WHAT YOU NEED TO DO:
Leave out the pictures and restate the rest of the data exactly.

SOURCE DATA:

■ ■ ■ ■ ■ ■ ■

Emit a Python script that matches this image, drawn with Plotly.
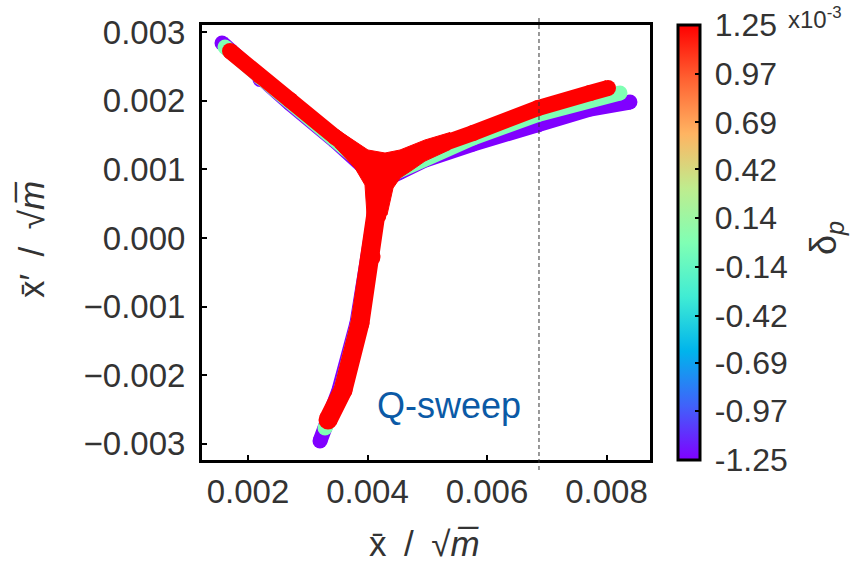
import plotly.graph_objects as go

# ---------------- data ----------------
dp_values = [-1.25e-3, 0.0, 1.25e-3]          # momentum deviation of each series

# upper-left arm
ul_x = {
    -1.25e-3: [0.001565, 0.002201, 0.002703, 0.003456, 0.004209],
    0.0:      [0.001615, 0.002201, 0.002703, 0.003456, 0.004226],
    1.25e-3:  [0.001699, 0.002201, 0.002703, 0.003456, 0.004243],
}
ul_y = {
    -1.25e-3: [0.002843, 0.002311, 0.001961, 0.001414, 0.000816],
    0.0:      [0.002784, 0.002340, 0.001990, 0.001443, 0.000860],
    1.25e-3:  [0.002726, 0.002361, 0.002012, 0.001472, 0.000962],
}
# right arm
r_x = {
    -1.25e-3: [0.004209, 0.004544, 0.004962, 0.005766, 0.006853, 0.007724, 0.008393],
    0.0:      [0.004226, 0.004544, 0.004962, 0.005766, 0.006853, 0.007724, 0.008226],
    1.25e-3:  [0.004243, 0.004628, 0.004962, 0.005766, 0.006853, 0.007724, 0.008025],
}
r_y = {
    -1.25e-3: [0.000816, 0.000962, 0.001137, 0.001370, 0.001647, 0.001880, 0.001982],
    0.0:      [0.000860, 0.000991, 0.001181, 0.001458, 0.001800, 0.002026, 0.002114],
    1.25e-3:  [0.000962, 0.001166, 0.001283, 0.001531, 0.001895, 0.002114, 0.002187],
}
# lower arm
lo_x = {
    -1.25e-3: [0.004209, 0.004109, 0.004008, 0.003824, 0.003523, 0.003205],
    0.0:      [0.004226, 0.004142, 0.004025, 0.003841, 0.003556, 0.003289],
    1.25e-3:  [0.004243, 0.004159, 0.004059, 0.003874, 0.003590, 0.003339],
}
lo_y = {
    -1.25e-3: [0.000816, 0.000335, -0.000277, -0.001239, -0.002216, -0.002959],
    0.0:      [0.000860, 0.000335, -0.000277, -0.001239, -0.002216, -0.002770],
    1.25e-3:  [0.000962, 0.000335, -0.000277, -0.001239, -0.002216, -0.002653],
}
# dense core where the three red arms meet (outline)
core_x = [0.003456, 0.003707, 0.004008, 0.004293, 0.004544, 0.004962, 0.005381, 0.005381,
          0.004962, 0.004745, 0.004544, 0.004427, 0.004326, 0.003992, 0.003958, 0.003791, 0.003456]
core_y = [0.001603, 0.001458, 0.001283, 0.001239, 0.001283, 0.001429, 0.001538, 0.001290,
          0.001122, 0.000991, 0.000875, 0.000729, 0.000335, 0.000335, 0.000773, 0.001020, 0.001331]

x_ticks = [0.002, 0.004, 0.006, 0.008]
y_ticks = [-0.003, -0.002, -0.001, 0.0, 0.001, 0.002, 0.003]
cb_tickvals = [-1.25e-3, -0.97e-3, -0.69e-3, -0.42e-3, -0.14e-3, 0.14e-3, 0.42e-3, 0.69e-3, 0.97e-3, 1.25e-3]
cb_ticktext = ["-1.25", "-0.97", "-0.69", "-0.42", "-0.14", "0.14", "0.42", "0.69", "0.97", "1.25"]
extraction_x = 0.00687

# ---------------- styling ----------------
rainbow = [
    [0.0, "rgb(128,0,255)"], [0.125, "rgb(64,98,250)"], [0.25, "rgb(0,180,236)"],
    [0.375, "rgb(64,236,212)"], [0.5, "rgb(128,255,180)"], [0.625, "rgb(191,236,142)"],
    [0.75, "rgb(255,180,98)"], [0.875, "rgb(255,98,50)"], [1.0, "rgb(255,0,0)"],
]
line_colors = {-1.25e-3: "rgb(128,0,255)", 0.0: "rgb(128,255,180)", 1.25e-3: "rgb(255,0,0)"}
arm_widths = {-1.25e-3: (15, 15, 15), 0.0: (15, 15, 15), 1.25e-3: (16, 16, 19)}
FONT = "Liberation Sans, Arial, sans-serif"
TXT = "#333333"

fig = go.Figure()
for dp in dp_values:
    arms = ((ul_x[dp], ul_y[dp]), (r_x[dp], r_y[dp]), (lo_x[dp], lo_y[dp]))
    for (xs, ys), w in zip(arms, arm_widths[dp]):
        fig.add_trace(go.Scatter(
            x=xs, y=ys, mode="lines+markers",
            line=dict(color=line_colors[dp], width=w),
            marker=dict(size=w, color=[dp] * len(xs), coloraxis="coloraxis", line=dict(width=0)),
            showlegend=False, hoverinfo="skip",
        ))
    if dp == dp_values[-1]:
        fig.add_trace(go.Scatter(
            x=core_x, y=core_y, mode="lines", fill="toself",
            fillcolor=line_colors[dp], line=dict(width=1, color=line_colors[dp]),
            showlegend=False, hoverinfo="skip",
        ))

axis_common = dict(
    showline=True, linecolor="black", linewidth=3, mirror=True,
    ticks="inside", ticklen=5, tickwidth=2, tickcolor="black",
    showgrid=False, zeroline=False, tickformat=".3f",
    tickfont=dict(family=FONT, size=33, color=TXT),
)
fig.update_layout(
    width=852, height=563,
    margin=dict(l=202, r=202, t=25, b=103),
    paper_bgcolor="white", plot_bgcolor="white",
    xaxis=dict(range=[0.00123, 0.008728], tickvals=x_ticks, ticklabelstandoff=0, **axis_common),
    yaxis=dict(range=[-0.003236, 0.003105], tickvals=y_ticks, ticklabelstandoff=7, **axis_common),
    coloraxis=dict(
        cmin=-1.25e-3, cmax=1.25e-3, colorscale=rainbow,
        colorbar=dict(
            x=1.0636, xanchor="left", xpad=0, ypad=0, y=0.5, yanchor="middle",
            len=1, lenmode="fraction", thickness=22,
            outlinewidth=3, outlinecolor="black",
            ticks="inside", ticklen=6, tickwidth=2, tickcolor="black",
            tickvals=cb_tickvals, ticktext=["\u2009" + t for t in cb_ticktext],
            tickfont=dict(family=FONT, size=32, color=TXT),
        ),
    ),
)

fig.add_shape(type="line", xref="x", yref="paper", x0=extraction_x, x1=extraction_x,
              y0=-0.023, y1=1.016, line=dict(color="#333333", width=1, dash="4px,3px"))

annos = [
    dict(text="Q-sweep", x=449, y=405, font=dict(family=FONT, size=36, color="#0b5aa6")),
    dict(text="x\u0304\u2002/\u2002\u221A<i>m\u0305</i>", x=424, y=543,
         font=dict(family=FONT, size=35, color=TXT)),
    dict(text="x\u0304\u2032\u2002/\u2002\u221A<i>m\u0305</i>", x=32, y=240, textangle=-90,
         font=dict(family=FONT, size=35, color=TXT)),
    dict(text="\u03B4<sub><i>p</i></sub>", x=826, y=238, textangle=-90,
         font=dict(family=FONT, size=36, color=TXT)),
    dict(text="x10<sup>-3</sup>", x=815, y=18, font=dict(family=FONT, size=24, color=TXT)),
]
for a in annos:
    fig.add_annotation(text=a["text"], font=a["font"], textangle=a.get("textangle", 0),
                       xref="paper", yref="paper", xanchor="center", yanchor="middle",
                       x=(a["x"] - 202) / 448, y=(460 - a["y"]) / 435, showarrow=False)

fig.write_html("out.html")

■ ■ ■ ■ ■ ■ ■

EXERCISE SOLUTION:
Emit a Python script that matches this image, drawn with Plotly.
import plotly.graph_objects as go

# ---------------- data ----------------
dp_values = [-1.25e-3, 0.0, 1.25e-3]          # momentum deviation of each series

# upper-left arm
ul_x = {
    -1.25e-3: [0.001565, 0.002201, 0.002703, 0.003456, 0.004209],
    0.0:      [0.001615, 0.002201, 0.002703, 0.003456, 0.004226],
    1.25e-3:  [0.001699, 0.002201, 0.002703, 0.003456, 0.004243],
}
ul_y = {
    -1.25e-3: [0.002843, 0.002311, 0.001961, 0.001414, 0.000816],
    0.0:      [0.002784, 0.002340, 0.001990, 0.001443, 0.000860],
    1.25e-3:  [0.002726, 0.002361, 0.002012, 0.001472, 0.000962],
}
# right arm
r_x = {
    -1.25e-3: [0.004209, 0.004544, 0.004962, 0.005766, 0.006853, 0.007724, 0.008393],
    0.0:      [0.004226, 0.004544, 0.004962, 0.005766, 0.006853, 0.007724, 0.008226],
    1.25e-3:  [0.004243, 0.004628, 0.004962, 0.005766, 0.006853, 0.007724, 0.008025],
}
r_y = {
    -1.25e-3: [0.000816, 0.000962, 0.001137, 0.001370, 0.001647, 0.001880, 0.001982],
    0.0:      [0.000860, 0.000991, 0.001181, 0.001458, 0.001800, 0.002026, 0.002114],
    1.25e-3:  [0.000962, 0.001166, 0.001283, 0.001531, 0.001895, 0.002114, 0.002187],
}
# lower arm
lo_x = {
    -1.25e-3: [0.004209, 0.004109, 0.004008, 0.003824, 0.003523, 0.003205],
    0.0:      [0.004226, 0.004142, 0.004025, 0.003841, 0.003556, 0.003289],
    1.25e-3:  [0.004243, 0.004159, 0.004059, 0.003874, 0.003590, 0.003339],
}
lo_y = {
    -1.25e-3: [0.000816, 0.000335, -0.000277, -0.001239, -0.002216, -0.002959],
    0.0:      [0.000860, 0.000335, -0.000277, -0.001239, -0.002216, -0.002770],
    1.25e-3:  [0.000962, 0.000335, -0.000277, -0.001239, -0.002216, -0.002653],
}
# dense core where the three red arms meet (outline)
core_x = [0.003456, 0.003707, 0.004008, 0.004293, 0.004544, 0.004962, 0.005381, 0.005381,
          0.004962, 0.004745, 0.004544, 0.004427, 0.004326, 0.003992, 0.003958, 0.003791, 0.003456]
core_y = [0.001603, 0.001458, 0.001283, 0.001239, 0.001283, 0.001429, 0.001538, 0.001290,
          0.001122, 0.000991, 0.000875, 0.000729, 0.000335, 0.000335, 0.000773, 0.001020, 0.001331]

x_ticks = [0.002, 0.004, 0.006, 0.008]
y_ticks = [-0.003, -0.002, -0.001, 0.0, 0.001, 0.002, 0.003]
cb_tickvals = [-1.25e-3, -0.97e-3, -0.69e-3, -0.42e-3, -0.14e-3, 0.14e-3, 0.42e-3, 0.69e-3, 0.97e-3, 1.25e-3]
cb_ticktext = ["-1.25", "-0.97", "-0.69", "-0.42", "-0.14", "0.14", "0.42", "0.69", "0.97", "1.25"]
extraction_x = 0.00687

# ---------------- styling ----------------
rainbow = [
    [0.0, "rgb(128,0,255)"], [0.125, "rgb(64,98,250)"], [0.25, "rgb(0,180,236)"],
    [0.375, "rgb(64,236,212)"], [0.5, "rgb(128,255,180)"], [0.625, "rgb(191,236,142)"],
    [0.75, "rgb(255,180,98)"], [0.875, "rgb(255,98,50)"], [1.0, "rgb(255,0,0)"],
]
line_colors = {-1.25e-3: "rgb(128,0,255)", 0.0: "rgb(128,255,180)", 1.25e-3: "rgb(255,0,0)"}
arm_widths = {-1.25e-3: (15, 15, 15), 0.0: (15, 15, 15), 1.25e-3: (16, 16, 19)}
FONT = "Liberation Sans, Arial, sans-serif"
TXT = "#333333"

fig = go.Figure()
for dp in dp_values:
    arms = ((ul_x[dp], ul_y[dp]), (r_x[dp], r_y[dp]), (lo_x[dp], lo_y[dp]))
    for (xs, ys), w in zip(arms, arm_widths[dp]):
        fig.add_trace(go.Scatter(
            x=xs, y=ys, mode="lines+markers",
            line=dict(color=line_colors[dp], width=w),
            marker=dict(size=w, color=[dp] * len(xs), coloraxis="coloraxis", line=dict(width=0)),
            showlegend=False, hoverinfo="skip",
        ))
    if dp == dp_values[-1]:
        fig.add_trace(go.Scatter(
            x=core_x, y=core_y, mode="lines", fill="toself",
            fillcolor=line_colors[dp], line=dict(width=1, color=line_colors[dp]),
            showlegend=False, hoverinfo="skip",
        ))

axis_common = dict(
    showline=True, linecolor="black", linewidth=3, mirror=True,
    ticks="inside", ticklen=5, tickwidth=2, tickcolor="black",
    showgrid=False, zeroline=False, tickformat=".3f",
    tickfont=dict(family=FONT, size=33, color=TXT),
)
fig.update_layout(
    width=852, height=563,
    margin=dict(l=202, r=202, t=25, b=103),
    paper_bgcolor="white", plot_bgcolor="white",
    xaxis=dict(range=[0.00123, 0.008728], tickvals=x_ticks, ticklabelstandoff=0, **axis_common),
    yaxis=dict(range=[-0.003236, 0.003105], tickvals=y_ticks, ticklabelstandoff=7, **axis_common),
    coloraxis=dict(
        cmin=-1.25e-3, cmax=1.25e-3, colorscale=rainbow,
        colorbar=dict(
            x=1.0636, xanchor="left", xpad=0, ypad=0, y=0.5, yanchor="middle",
            len=1, lenmode="fraction", thickness=22,
            outlinewidth=3, outlinecolor="black",
            ticks="inside", ticklen=6, tickwidth=2, tickcolor="black",
            tickvals=cb_tickvals, ticktext=["\u2009" + t for t in cb_ticktext],
            tickfont=dict(family=FONT, size=32, color=TXT),
        ),
    ),
)

fig.add_shape(type="line", xref="x", yref="paper", x0=extraction_x, x1=extraction_x,
              y0=-0.023, y1=1.016, line=dict(color="#333333", width=1, dash="4px,3px"))

annos = [
    dict(text="Q-sweep", x=449, y=405, font=dict(family=FONT, size=36, color="#0b5aa6")),
    dict(text="x\u0304\u2002/\u2002\u221A<i>m\u0305</i>", x=424, y=543,
         font=dict(family=FONT, size=35, color=TXT)),
    dict(text="x\u0304\u2032\u2002/\u2002\u221A<i>m\u0305</i>", x=32, y=240, textangle=-90,
         font=dict(family=FONT, size=35, color=TXT)),
    dict(text="\u03B4<sub><i>p</i></sub>", x=826, y=238, textangle=-90,
         font=dict(family=FONT, size=36, color=TXT)),
    dict(text="x10<sup>-3</sup>", x=815, y=18, font=dict(family=FONT, size=24, color=TXT)),
]
for a in annos:
    fig.add_annotation(text=a["text"], font=a["font"], textangle=a.get("textangle", 0),
                       xref="paper", yref="paper", xanchor="center", yanchor="middle",
                       x=(a["x"] - 202) / 448, y=(460 - a["y"]) / 435, showarrow=False)

fig.write_html("out.html")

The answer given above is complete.